Cultural Studies: Narrative, Identity, and Gender

Master's Programme in English Studies: Professional Applications & Intercultural Communication

Academic staff

Mª Elena Jaime de Pablos

Course code:

70482114

Type:

Compulsory – Teaching and Research Itinerary  (Module 2)

Approach to Education

Blended-learning (25%)

Term

Second

Classroom

Humanities Building II, classroom 12

Teaching period

4 – 25  April 2024

Teaching times

Wednesdays 16.00 – 18.15  

Thursdays 16.00 – 18.15  

Teaching guide

Cultural Studies: Narrative, Identity, and Gender

Description

This course analyses the role of women writers in the production of textual meaning: history, themes, genres, structures, discursive strategies, etc.  Feminist literary criticism is employed to carry out this type of analysis, which is introduced through seminal critical works such as Ellen Moers' Literary Women (1976), Showalter's A Literature of Their Own (1977), Sandra Gilbert and Susan Gubar's The Madwoman in the Attic (1979) and several other studies published since the mid-1970s up to now.  

   These critical works together with the following literary works: A Room of One's Own by Virginia Woolf, The Prime of Miss Jean Brodie by Muriel Spark, “Miss Brill” by Katherine Mansfield and How to Be a Woman by Caitllin Moran, will help students understand the relations between literature and the socio-cultural subordination by women as writers, fictional characters, critics and  readers within a male-dominated social order.

   Focal attention is given to the treatment of women in texts as either literary subject or object, the marginal situation of women and their consideration as inferior to men in narrative texts, the depiction of the traditional symbolic order in women's writing, the creation and subversion of patriarchal theoretical and cultural constructs, the deconstruction of patriarchal female myths in feminist literature and the intersection between gender, class, race and sexual orientation in contemporary texts.
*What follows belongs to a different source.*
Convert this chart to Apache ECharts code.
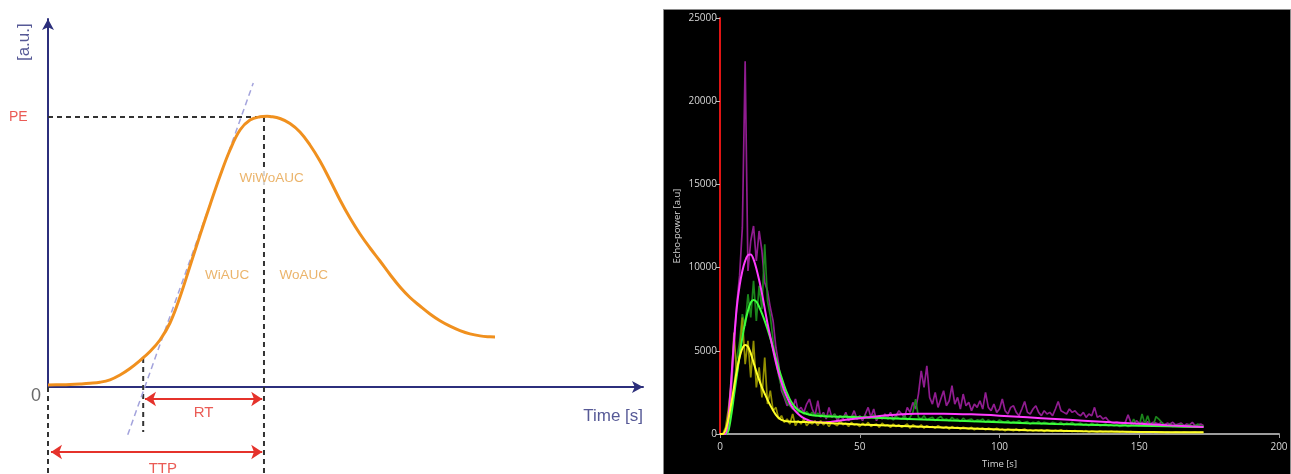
<!DOCTYPE html>
<html>
<head>
<meta charset="utf-8">
<title>Time-intensity curve</title>
<script src="https://cdn.jsdelivr.net/npm/echarts@6/dist/echarts.min.js"></script>
<style>
  html, body { margin: 0; padding: 0; background: #fff; }
  #chart { width: 1291px; height: 474px; }
</style>
</head>
<body>
<div id="chart"></div>
<script>
// ---- Schematic time-intensity curve (arbitrary units, 0..100 on both axes) ----
const schemTime = [0, 2.02, 3.70, 5.38, 7.06, 8.74, 10.42, 12.10, 13.78, 15.46, 17.14, 18.82,
  20.50, 22.18, 23.87, 25.55, 27.23, 28.91, 30.59, 32.27, 33.95, 35.63, 36.81, 37.31, 38.99,
  40.67, 42.35, 44.03, 45.71, 47.39, 49.08, 50.76, 52.44, 54.12, 55.80, 57.48, 59.16, 60.84,
  62.52, 64.20, 65.88, 67.56, 69.24, 70.92, 72.61, 74.29, 75.13];
const schemIntensity = [0.54, 0.60, 0.68, 0.82, 1.01, 1.30, 1.96, 3.26, 5.03, 7.20, 9.65, 12.77,
  17.39, 24.46, 32.88, 41.30, 49.46, 57.34, 64.40, 69.84, 72.55, 73.42, 73.56, 73.51, 72.96,
  71.60, 69.29, 65.76, 61.41, 56.25, 50.82, 45.92, 41.58, 37.77, 34.24, 30.57, 27.17, 24.32,
  22.01, 19.84, 17.99, 16.52, 15.33, 14.43, 13.89, 13.64, 13.59];
const peakEnhancement = 73.4;      // PE
const timeToPeak = 36.3;           // TTP
const riseStart = 16.0;            // start of RT
const riseStartLevel = 7.9;        // curve level at the start of RT
const tangentTime = [13.4, 34.5];  // wash-in tangent end points
const tangentLevel = [-13.0, 82.6];

// ---- Measured echo-power (raw, one sample per second from t = 0) ----
const RAW_STEP = 1;
const rawMagenta = [
  0,0,0,300,2500,5200,7800,9500,12400,22400,
  9800,11600,12500,10400,12200,11000,9100,8600,7600,6800,
  5200,4200,2600,2200,1700,1900,1500,2100,1400,1600,
  1300,1800,2100,1500,1100,2000,1000,1300,900,1600,
  1000,1200,800,1100,900,1300,800,1000,1400,900,
  1100,800,1200,1600,1000,1500,800,1100,900,1200,
  1000,1300,900,1100,1400,1200,1000,1600,1300,1900,
  1500,2400,3800,2800,4100,2200,1800,2500,1600,2100,
  2600,1700,2000,2900,1800,2200,1500,2400,1700,1900,
  1400,1800,1600,2000,1500,2500,1600,1400,1800,1300,
  1500,2100,1400,1200,1600,1700,1300,1100,1500,1950,
  1300,1200,1500,1700,1300,1100,1400,1200,1300,1100,
  1500,1950,1400,1300,1200,1500,1300,1400,1200,1100,
  1300,1000,1200,1100,1600,1000,1100,900,1000,800,
  700,650,700,650,600,700,1150,700,600,800,
  650,700,600,750,600,700,650,600,700,550,
  650,600,700,550,600,650,500,600,550,700,
  500,550,600,500];
const rawGreen = [
  0,0,0,200,1500,2800,4500,5500,7200,6500,
  8400,7000,9200,6800,8900,7500,11400,8000,7100,5600,
  4400,3500,2800,2300,1900,1700,1500,1600,1300,1400,
  1200,1350,1150,1300,1100,1250,1100,1200,1000,1150,
  1050,1200,950,1100,1000,1150,950,1050,1100,900,
  1050,900,1100,950,1000,1150,900,1000,950,1100,
  900,1000,850,1050,950,900,1100,850,1000,1300,
  2100,1000,900,1100,850,950,1000,800,950,1050,
  850,900,800,1000,850,900,750,950,800,850,
  900,750,850,800,900,700,850,750,800,700,
  850,750,700,800,650,750,700,800,650,700,
  750,600,700,650,750,600,700,650,600,700,
  650,600,700,550,650,600,700,550,600,650,
  550,600,500,650,550,600,500,550,600,500,
  550,500,550,450,500,550,450,500,900,550,
  500,1200,600,1100,550,500,1050,900,700,550,
  500,600,450,550,500,600,450,500,550,450,
  500,600,450,500];
const rawYellow = [
  0,0,400,1500,3000,6100,3500,4800,7000,4200,
  5600,3400,5600,2800,4000,2200,4600,1800,2600,1400,
  1600,900,1100,700,900,600,1200,500,800,600,
  900,500,700,600,800,500,800,550,700,450,
  750,600,500,800,550,650,450,700,550,600,
  450,650,500,700,450,550,600,400,650,500,
  550,400,600,450,550,400,500,600,350,550,
  450,400,550,350,500,400,450,350,500,400,
  350,450,300,450,350,400,300,400,350,300,
  400,250,350,300,350,250,350,300,250,350,
  250,300,200,300,250,200,300,200,250,300,
  200,250,180,250,200,250,150,250,200,150,
  220,180,250,150,200,180,150,200,150,180,
  150,200,120,180,150,120,170,130,150,120,
  160,120,140,110,150,120,100,140,120,100,
  130,110,100,130,110,100,120,100,110,90,
  120,100,90,110,100,90,110,100,90,100,
  110,90,100,90];

// ---- Fitted curves ----
const fitTime = [0,1,2,3,4,5,6,7,8,9,10,11,12,13,14,15,16,17,18,19,20,
  21,22,23,24,25,26,27,28,29,30,31,32,33,34,35,36,37,38,39,40,
  45,50,55,60,65,70,75,80,90,100,110,120,130,140,150,160,173];
const fitMagenta = [0,0,0,1000,3200,5600,7600,8900,9800,10400,10750,
  10780,10500,9950,9250,8450,7550,6650,5850,5050,4300,
  3650,3100,2600,2200,1850,1580,1370,1200,1060,950,
  870,800,750,720,700,690,690,700,715,740,
  850,950,1040,1120,1180,1210,1220,1220,1180,1100,1000,900,800,700,610,520,420];
const fitGreen = [0,0,0,200,1100,2300,3500,4700,5800,6700,7400,
  7900,8050,7950,7650,7250,6800,6300,5750,5150,4550,
  3950,3400,2900,2450,2080,1800,1590,1440,1330,1260,
  1200,1160,1130,1110,1090,1080,1070,1060,1055,1050,
  1030,1000,970,940,910,880,850,820,760,710,650,600,560,520,490,460,420];
const fitYellow = [0,0,250,900,1800,2800,3800,4600,5150,5350,5250,
  4850,4300,3750,3250,2800,2420,2050,1720,1420,1150,
  960,850,790,760,745,740,735,730,725,720,
  715,710,705,700,695,690,680,670,660,650,
  610,570,540,510,480,450,420,390,330,270,230,200,170,145,125,110,100];

// ---- helpers ----
const pairs = (xs, ys) => ys.map((v, i) => [xs[i], v]);
const rawPairs = ys => ys.map((v, i) => [i * RAW_STEP, v]);

const NAVY = '#2c2f7c';
const RED = '#e5322b';
const ORANGE_LINE = '#f0901e';
const ORANGE_TEXT = '#e6a146';
const DASH = '#333333';
const FONT = 'Liberation Sans, Arial, sans-serif';
const PANEL_FONT = 'Open Sans, sans-serif';

function dashed(data, color, width, dash) {
  return {
    type: 'line', xAxisIndex: 0, yAxisIndex: 0, data, symbol: 'none', clip: false,
    silent: true, z: 3,
    lineStyle: { color, width, type: dash }
  };
}
function arrow(x1, x2, y) {
  return { coords: [[x1, y], [x2, y]] };
}
function note(text, x, y, color, size, extra) {
  return {
    value: [x, y],
    label: Object.assign({
      show: true, formatter: text, position: 'inside', color,
      fontSize: size, fontFamily: FONT
    }, extra || {})
  };
}

const rtLevel = -3.26, ttpLevel = -17.66, bottomLevel = -24;

const chart = echarts.init(document.getElementById('chart'), null, { renderer: 'canvas' });
chart.setOption({
  animation: false,
  backgroundColor: '#ffffff',
  graphic: [{
    type: 'rect', z: -100,
    shape: { x: 663.5, y: 9.5, width: 627, height: 470 },
    style: { fill: '#000000', stroke: '#8a8a8a', lineWidth: 1 }
  }],
  grid: [
    { left: 48, top: 19, width: 595, height: 368 },
    { left: 720, top: 18, width: 559, height: 419 }
  ],
  xAxis: [
    {
      gridIndex: 0, type: 'value', min: 0, max: 100,
      axisLine: { show: true, symbol: ['none', 'arrow'], symbolSize: [9, 11],
        lineStyle: { color: NAVY, width: 2 } },
      axisTick: { show: false }, axisLabel: { show: false }, splitLine: { show: false }
    },
    {
      gridIndex: 1, type: 'value', min: 0, max: 200, interval: 50,
      axisLine: { show: true, lineStyle: { color: '#9c9c9c', width: 2 } },
      axisTick: { show: true, length: 4, lineStyle: { color: '#9c9c9c' } },
      axisLabel: { color: '#d6d6d6', fontSize: 10, margin: 8,
        fontFamily: PANEL_FONT, formatter: v => String(v) },
      splitLine: { show: false },
      name: 'Time [s]', nameLocation: 'middle', nameGap: 25,
      nameTextStyle: { color: '#d6d6d6', fontSize: 9.5, fontFamily: PANEL_FONT }
    }
  ],
  yAxis: [
    {
      gridIndex: 0, type: 'value', min: 0, max: 100,
      axisLine: { show: true, symbol: ['none', 'arrow'], symbolSize: [9, 11],
        lineStyle: { color: NAVY, width: 2 } },
      axisTick: { show: false }, axisLabel: { show: false }, splitLine: { show: false }
    },
    {
      gridIndex: 1, type: 'value', min: 0, max: 25000, interval: 5000,
      axisLine: { show: true, lineStyle: { color: '#e01414', width: 2 } },
      axisTick: { show: true, length: 4, lineStyle: { color: '#bdbdbd' } },
      axisLabel: { color: '#d6d6d6', fontSize: 10, margin: 3,
        fontFamily: PANEL_FONT, formatter: v => String(v) },
      splitLine: { show: false },
      name: 'Echo-power [a.u]', nameLocation: 'middle', nameGap: 38,
      nameTextStyle: { color: '#d6d6d6', fontSize: 9.5, fontFamily: PANEL_FONT }
    }
  ],
  series: [
    // schematic: guide lines
    dashed([[0, peakEnhancement], [timeToPeak, peakEnhancement]], DASH, 2, [5, 4]),
    dashed([[timeToPeak, peakEnhancement], [timeToPeak, bottomLevel]], DASH, 2, [5, 4]),
    dashed([[riseStart, riseStartLevel], [riseStart, -12.2]], DASH, 2, [5, 4]),
    dashed([[0, 0], [0, bottomLevel]], DASH, 2, [5, 4]),
    dashed(pairs(tangentTime, tangentLevel), '#a3a3dc', 1.5, [6, 4]),
    {
      type: 'line', xAxisIndex: 0, yAxisIndex: 0, z: 4,
      data: pairs(schemTime, schemIntensity), smooth: 0.4,
      symbol: 'none', clip: false,
      lineStyle: { color: ORANGE_LINE, width: 3 }
    },
    {
      type: 'lines', coordinateSystem: 'cartesian2d', xAxisIndex: 0, yAxisIndex: 0,
      clip: false, z: 5, symbol: ['arrow', 'arrow'], symbolSize: 11,
      lineStyle: { color: RED, width: 2, opacity: 1 },
      data: [arrow(riseStart + 0.3, timeToPeak - 0.3, rtLevel), arrow(0.5, timeToPeak - 0.3, ttpLevel)]
    },
    {
      type: 'scatter', xAxisIndex: 0, yAxisIndex: 0, clip: false, z: 6,
      symbolSize: 1, itemStyle: { color: 'rgba(0,0,0,0)' }, silent: true,
      data: [
        note('PE', -5.0, peakEnhancement, RED, 14),
        note('0', -2.0, -2.4, '#444444', 18),
        note('[a.u.]', -4.0, 93.7, NAVY, 17, { rotate: 90 }),
        note('Time [s]', 100, -8.1, NAVY, 17, { align: 'right' }),
        note('WiWoAUC', 37.6, 56.6, ORANGE_TEXT, 13.5,
          { backgroundColor: '#ffffff', padding: [3, 0, 3, 0] }),
        note('WiAUC', 30.1, 30.4, ORANGE_TEXT, 13.5),
        note('WoAUC', 43.0, 30.4, ORANGE_TEXT, 13.5),
        note('RT', (riseStart + timeToPeak) / 2, -7.0, RED, 15),
        note('TTP', 19.3, -22.2, RED, 15)
      ]
    },
    // measured echo-power
    {
      type: 'line', xAxisIndex: 1, yAxisIndex: 1, data: rawPairs(rawMagenta), symbol: 'none',
      z: 2, lineStyle: { color: '#a01fa0', width: 1.7, opacity: 0.9 }
    },
    {
      type: 'line', xAxisIndex: 1, yAxisIndex: 1, data: rawPairs(rawGreen), symbol: 'none',
      z: 2, lineStyle: { color: '#1e921e', width: 1.7, opacity: 0.9 }
    },
    {
      type: 'line', xAxisIndex: 1, yAxisIndex: 1, data: rawPairs(rawYellow), symbol: 'none',
      z: 2, lineStyle: { color: '#a29e00', width: 1.7, opacity: 0.9 }
    },
    // fits
    {
      type: 'line', xAxisIndex: 1, yAxisIndex: 1, data: pairs(fitTime, fitGreen), symbol: 'none',
      smooth: 0.3, z: 3, lineStyle: { color: '#3cff3c', width: 2 }
    },
    {
      type: 'line', xAxisIndex: 1, yAxisIndex: 1, data: pairs(fitTime, fitMagenta), symbol: 'none',
      smooth: 0.3, z: 3, lineStyle: { color: '#ff3cff', width: 2 }
    },
    {
      type: 'line', xAxisIndex: 1, yAxisIndex: 1, data: pairs(fitTime, fitYellow), symbol: 'none',
      smooth: 0.3, z: 4, lineStyle: { color: '#ffff28', width: 2 }
    }
  ]
});
</script>
</body>
</html>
   This course is divided into two thematic blocks:

Block  I – Introduction to EFL learning/acquisition processes. Traditional approaches in FLT

    ‣ Feminist Literary Criticism.

    ‣ Gender as a construct.

    ‣ Creation and subversion of feminine myths.

    ‣ Women as literay subject or object.

    ‣ The intersection between gender, age, race and sexual orientation in women's narrative.

Block  II – Women, literature and identity

    ‣ Gender and literary canon: Virginia Woolf (A Room of One's Own).

    ‣ Gender and subversion: Muriel Spark (The Prime of Miss Jean Brodie).

    ‣ Literature, class, age, and gender: Katherine Mansfield ("Miss Brill").

    ‣ Literature and gender construction: Caitllin Moran (How to Be a Woman).